### Exercise task
Would you copy out the whole listing exactly as given?
........
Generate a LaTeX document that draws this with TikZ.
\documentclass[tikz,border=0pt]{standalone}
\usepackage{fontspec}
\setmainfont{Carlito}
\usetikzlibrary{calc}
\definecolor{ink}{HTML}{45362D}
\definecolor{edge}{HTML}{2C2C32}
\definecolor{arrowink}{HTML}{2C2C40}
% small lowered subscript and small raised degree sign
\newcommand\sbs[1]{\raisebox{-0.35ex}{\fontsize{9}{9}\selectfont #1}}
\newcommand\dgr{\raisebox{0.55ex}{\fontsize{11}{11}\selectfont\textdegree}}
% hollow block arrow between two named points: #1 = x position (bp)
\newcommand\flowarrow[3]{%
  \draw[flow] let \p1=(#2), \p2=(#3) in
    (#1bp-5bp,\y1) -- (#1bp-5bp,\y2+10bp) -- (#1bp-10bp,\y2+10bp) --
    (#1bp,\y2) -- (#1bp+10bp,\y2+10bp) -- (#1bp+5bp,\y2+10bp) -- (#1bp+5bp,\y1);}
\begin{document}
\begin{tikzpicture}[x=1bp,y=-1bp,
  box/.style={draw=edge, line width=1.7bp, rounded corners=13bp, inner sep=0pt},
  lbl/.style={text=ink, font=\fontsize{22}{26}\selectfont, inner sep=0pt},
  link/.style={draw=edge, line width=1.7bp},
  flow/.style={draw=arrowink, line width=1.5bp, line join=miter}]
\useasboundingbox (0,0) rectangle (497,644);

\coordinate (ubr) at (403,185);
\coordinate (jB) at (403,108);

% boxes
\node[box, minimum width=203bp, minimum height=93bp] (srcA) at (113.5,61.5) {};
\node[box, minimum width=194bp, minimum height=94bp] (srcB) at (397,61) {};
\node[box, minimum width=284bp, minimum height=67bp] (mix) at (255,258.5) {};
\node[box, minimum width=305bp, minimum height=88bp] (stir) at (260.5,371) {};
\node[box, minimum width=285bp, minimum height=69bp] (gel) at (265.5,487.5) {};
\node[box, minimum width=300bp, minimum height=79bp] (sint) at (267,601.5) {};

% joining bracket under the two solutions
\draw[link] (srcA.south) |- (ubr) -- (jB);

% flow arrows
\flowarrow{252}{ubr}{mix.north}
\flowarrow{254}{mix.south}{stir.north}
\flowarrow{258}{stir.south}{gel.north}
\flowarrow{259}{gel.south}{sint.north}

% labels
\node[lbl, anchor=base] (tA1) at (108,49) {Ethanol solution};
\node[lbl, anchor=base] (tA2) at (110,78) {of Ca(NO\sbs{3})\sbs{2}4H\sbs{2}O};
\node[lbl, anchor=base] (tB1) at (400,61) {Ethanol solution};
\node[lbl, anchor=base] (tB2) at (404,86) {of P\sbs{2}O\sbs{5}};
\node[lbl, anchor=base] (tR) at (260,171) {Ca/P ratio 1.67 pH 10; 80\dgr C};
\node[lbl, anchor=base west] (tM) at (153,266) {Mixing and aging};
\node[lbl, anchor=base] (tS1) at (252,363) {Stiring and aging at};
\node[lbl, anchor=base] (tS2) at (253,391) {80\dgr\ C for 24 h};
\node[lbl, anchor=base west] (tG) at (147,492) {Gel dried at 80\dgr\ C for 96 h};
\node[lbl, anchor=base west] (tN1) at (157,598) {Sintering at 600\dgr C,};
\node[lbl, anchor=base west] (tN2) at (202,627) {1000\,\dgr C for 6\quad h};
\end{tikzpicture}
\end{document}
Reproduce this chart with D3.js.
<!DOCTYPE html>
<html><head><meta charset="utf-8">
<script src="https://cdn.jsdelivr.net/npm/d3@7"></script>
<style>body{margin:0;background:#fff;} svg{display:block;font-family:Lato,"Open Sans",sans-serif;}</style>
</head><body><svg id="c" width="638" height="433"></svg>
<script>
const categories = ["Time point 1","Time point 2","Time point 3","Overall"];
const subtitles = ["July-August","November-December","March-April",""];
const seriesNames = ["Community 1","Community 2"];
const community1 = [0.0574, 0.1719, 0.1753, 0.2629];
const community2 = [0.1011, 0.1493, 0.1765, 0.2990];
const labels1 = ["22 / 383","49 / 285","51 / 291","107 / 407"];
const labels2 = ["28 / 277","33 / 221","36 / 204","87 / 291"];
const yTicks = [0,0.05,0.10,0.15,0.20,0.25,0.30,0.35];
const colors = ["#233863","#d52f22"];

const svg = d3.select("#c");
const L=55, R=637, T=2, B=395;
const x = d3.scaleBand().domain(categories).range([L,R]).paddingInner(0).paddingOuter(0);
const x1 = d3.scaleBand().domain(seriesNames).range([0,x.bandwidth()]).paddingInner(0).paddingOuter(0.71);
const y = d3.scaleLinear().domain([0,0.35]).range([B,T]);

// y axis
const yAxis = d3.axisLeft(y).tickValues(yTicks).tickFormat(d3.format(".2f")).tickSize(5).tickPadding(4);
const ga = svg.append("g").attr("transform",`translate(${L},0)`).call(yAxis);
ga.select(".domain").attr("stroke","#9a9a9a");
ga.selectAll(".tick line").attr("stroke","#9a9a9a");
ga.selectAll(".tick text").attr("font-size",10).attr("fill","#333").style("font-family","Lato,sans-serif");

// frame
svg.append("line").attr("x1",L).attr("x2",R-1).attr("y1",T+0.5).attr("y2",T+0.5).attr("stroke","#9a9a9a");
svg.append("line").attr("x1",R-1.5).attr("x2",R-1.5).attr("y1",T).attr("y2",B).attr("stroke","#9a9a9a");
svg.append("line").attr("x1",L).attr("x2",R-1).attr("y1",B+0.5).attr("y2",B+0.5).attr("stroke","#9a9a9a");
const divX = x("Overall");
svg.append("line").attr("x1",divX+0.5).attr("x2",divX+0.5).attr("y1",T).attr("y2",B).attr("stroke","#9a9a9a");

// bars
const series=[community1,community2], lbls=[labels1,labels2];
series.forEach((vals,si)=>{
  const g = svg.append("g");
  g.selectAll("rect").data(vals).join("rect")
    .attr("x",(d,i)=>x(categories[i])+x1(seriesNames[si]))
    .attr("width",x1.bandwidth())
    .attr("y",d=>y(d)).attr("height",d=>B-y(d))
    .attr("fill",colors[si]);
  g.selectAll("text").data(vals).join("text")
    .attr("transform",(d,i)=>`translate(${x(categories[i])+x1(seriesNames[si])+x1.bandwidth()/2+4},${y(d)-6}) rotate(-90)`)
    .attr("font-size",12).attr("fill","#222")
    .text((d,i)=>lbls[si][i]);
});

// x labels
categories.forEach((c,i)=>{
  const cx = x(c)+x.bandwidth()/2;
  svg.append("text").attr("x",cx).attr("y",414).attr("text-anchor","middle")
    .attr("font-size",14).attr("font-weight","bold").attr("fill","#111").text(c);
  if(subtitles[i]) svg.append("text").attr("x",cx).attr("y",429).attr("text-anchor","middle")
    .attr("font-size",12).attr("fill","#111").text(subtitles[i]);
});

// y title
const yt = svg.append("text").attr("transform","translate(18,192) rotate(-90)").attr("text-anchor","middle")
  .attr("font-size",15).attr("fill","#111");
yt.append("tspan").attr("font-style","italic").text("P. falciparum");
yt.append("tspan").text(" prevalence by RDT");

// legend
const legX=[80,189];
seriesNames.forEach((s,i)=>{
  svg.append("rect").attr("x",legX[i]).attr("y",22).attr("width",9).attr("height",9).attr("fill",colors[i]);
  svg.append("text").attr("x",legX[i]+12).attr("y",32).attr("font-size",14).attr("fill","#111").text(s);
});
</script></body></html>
........
### Correct response
Generate a LaTeX document that draws this with TikZ.
\documentclass[tikz,border=0pt]{standalone}
\usepackage{fontspec}
\setmainfont{Carlito}
\usetikzlibrary{calc}
\definecolor{ink}{HTML}{45362D}
\definecolor{edge}{HTML}{2C2C32}
\definecolor{arrowink}{HTML}{2C2C40}
% small lowered subscript and small raised degree sign
\newcommand\sbs[1]{\raisebox{-0.35ex}{\fontsize{9}{9}\selectfont #1}}
\newcommand\dgr{\raisebox{0.55ex}{\fontsize{11}{11}\selectfont\textdegree}}
% hollow block arrow between two named points: #1 = x position (bp)
\newcommand\flowarrow[3]{%
  \draw[flow] let \p1=(#2), \p2=(#3) in
    (#1bp-5bp,\y1) -- (#1bp-5bp,\y2+10bp) -- (#1bp-10bp,\y2+10bp) --
    (#1bp,\y2) -- (#1bp+10bp,\y2+10bp) -- (#1bp+5bp,\y2+10bp) -- (#1bp+5bp,\y1);}
\begin{document}
\begin{tikzpicture}[x=1bp,y=-1bp,
  box/.style={draw=edge, line width=1.7bp, rounded corners=13bp, inner sep=0pt},
  lbl/.style={text=ink, font=\fontsize{22}{26}\selectfont, inner sep=0pt},
  link/.style={draw=edge, line width=1.7bp},
  flow/.style={draw=arrowink, line width=1.5bp, line join=miter}]
\useasboundingbox (0,0) rectangle (497,644);

\coordinate (ubr) at (403,185);
\coordinate (jB) at (403,108);

% boxes
\node[box, minimum width=203bp, minimum height=93bp] (srcA) at (113.5,61.5) {};
\node[box, minimum width=194bp, minimum height=94bp] (srcB) at (397,61) {};
\node[box, minimum width=284bp, minimum height=67bp] (mix) at (255,258.5) {};
\node[box, minimum width=305bp, minimum height=88bp] (stir) at (260.5,371) {};
\node[box, minimum width=285bp, minimum height=69bp] (gel) at (265.5,487.5) {};
\node[box, minimum width=300bp, minimum height=79bp] (sint) at (267,601.5) {};

% joining bracket under the two solutions
\draw[link] (srcA.south) |- (ubr) -- (jB);

% flow arrows
\flowarrow{252}{ubr}{mix.north}
\flowarrow{254}{mix.south}{stir.north}
\flowarrow{258}{stir.south}{gel.north}
\flowarrow{259}{gel.south}{sint.north}

% labels
\node[lbl, anchor=base] (tA1) at (108,49) {Ethanol solution};
\node[lbl, anchor=base] (tA2) at (110,78) {of Ca(NO\sbs{3})\sbs{2}4H\sbs{2}O};
\node[lbl, anchor=base] (tB1) at (400,61) {Ethanol solution};
\node[lbl, anchor=base] (tB2) at (404,86) {of P\sbs{2}O\sbs{5}};
\node[lbl, anchor=base] (tR) at (260,171) {Ca/P ratio 1.67 pH 10; 80\dgr C};
\node[lbl, anchor=base west] (tM) at (153,266) {Mixing and aging};
\node[lbl, anchor=base] (tS1) at (252,363) {Stiring and aging at};
\node[lbl, anchor=base] (tS2) at (253,391) {80\dgr\ C for 24 h};
\node[lbl, anchor=base west] (tG) at (147,492) {Gel dried at 80\dgr\ C for 96 h};
\node[lbl, anchor=base west] (tN1) at (157,598) {Sintering at 600\dgr C,};
\node[lbl, anchor=base west] (tN2) at (202,627) {1000\,\dgr C for 6\quad h};
\end{tikzpicture}
\end{document}
Reproduce this chart with D3.js.
<!DOCTYPE html>
<html><head><meta charset="utf-8">
<script src="https://cdn.jsdelivr.net/npm/d3@7"></script>
<style>body{margin:0;background:#fff;} svg{display:block;font-family:Lato,"Open Sans",sans-serif;}</style>
</head><body><svg id="c" width="638" height="433"></svg>
<script>
const categories = ["Time point 1","Time point 2","Time point 3","Overall"];
const subtitles = ["July-August","November-December","March-April",""];
const seriesNames = ["Community 1","Community 2"];
const community1 = [0.0574, 0.1719, 0.1753, 0.2629];
const community2 = [0.1011, 0.1493, 0.1765, 0.2990];
const labels1 = ["22 / 383","49 / 285","51 / 291","107 / 407"];
const labels2 = ["28 / 277","33 / 221","36 / 204","87 / 291"];
const yTicks = [0,0.05,0.10,0.15,0.20,0.25,0.30,0.35];
const colors = ["#233863","#d52f22"];

const svg = d3.select("#c");
const L=55, R=637, T=2, B=395;
const x = d3.scaleBand().domain(categories).range([L,R]).paddingInner(0).paddingOuter(0);
const x1 = d3.scaleBand().domain(seriesNames).range([0,x.bandwidth()]).paddingInner(0).paddingOuter(0.71);
const y = d3.scaleLinear().domain([0,0.35]).range([B,T]);

// y axis
const yAxis = d3.axisLeft(y).tickValues(yTicks).tickFormat(d3.format(".2f")).tickSize(5).tickPadding(4);
const ga = svg.append("g").attr("transform",`translate(${L},0)`).call(yAxis);
ga.select(".domain").attr("stroke","#9a9a9a");
ga.selectAll(".tick line").attr("stroke","#9a9a9a");
ga.selectAll(".tick text").attr("font-size",10).attr("fill","#333").style("font-family","Lato,sans-serif");

// frame
svg.append("line").attr("x1",L).attr("x2",R-1).attr("y1",T+0.5).attr("y2",T+0.5).attr("stroke","#9a9a9a");
svg.append("line").attr("x1",R-1.5).attr("x2",R-1.5).attr("y1",T).attr("y2",B).attr("stroke","#9a9a9a");
svg.append("line").attr("x1",L).attr("x2",R-1).attr("y1",B+0.5).attr("y2",B+0.5).attr("stroke","#9a9a9a");
const divX = x("Overall");
svg.append("line").attr("x1",divX+0.5).attr("x2",divX+0.5).attr("y1",T).attr("y2",B).attr("stroke","#9a9a9a");

// bars
const series=[community1,community2], lbls=[labels1,labels2];
series.forEach((vals,si)=>{
  const g = svg.append("g");
  g.selectAll("rect").data(vals).join("rect")
    .attr("x",(d,i)=>x(categories[i])+x1(seriesNames[si]))
    .attr("width",x1.bandwidth())
    .attr("y",d=>y(d)).attr("height",d=>B-y(d))
    .attr("fill",colors[si]);
  g.selectAll("text").data(vals).join("text")
    .attr("transform",(d,i)=>`translate(${x(categories[i])+x1(seriesNames[si])+x1.bandwidth()/2+4},${y(d)-6}) rotate(-90)`)
    .attr("font-size",12).attr("fill","#222")
    .text((d,i)=>lbls[si][i]);
});

// x labels
categories.forEach((c,i)=>{
  const cx = x(c)+x.bandwidth()/2;
  svg.append("text").attr("x",cx).attr("y",414).attr("text-anchor","middle")
    .attr("font-size",14).attr("font-weight","bold").attr("fill","#111").text(c);
  if(subtitles[i]) svg.append("text").attr("x",cx).attr("y",429).attr("text-anchor","middle")
    .attr("font-size",12).attr("fill","#111").text(subtitles[i]);
});

// y title
const yt = svg.append("text").attr("transform","translate(18,192) rotate(-90)").attr("text-anchor","middle")
  .attr("font-size",15).attr("fill","#111");
yt.append("tspan").attr("font-style","italic").text("P. falciparum");
yt.append("tspan").text(" prevalence by RDT");

// legend
const legX=[80,189];
seriesNames.forEach((s,i)=>{
  svg.append("rect").attr("x",legX[i]).attr("y",22).attr("width",9).attr("height",9).attr("fill",colors[i]);
  svg.append("text").attr("x",legX[i]+12).attr("y",32).attr("font-size",14).attr("fill","#111").text(s);
});
</script></body></html>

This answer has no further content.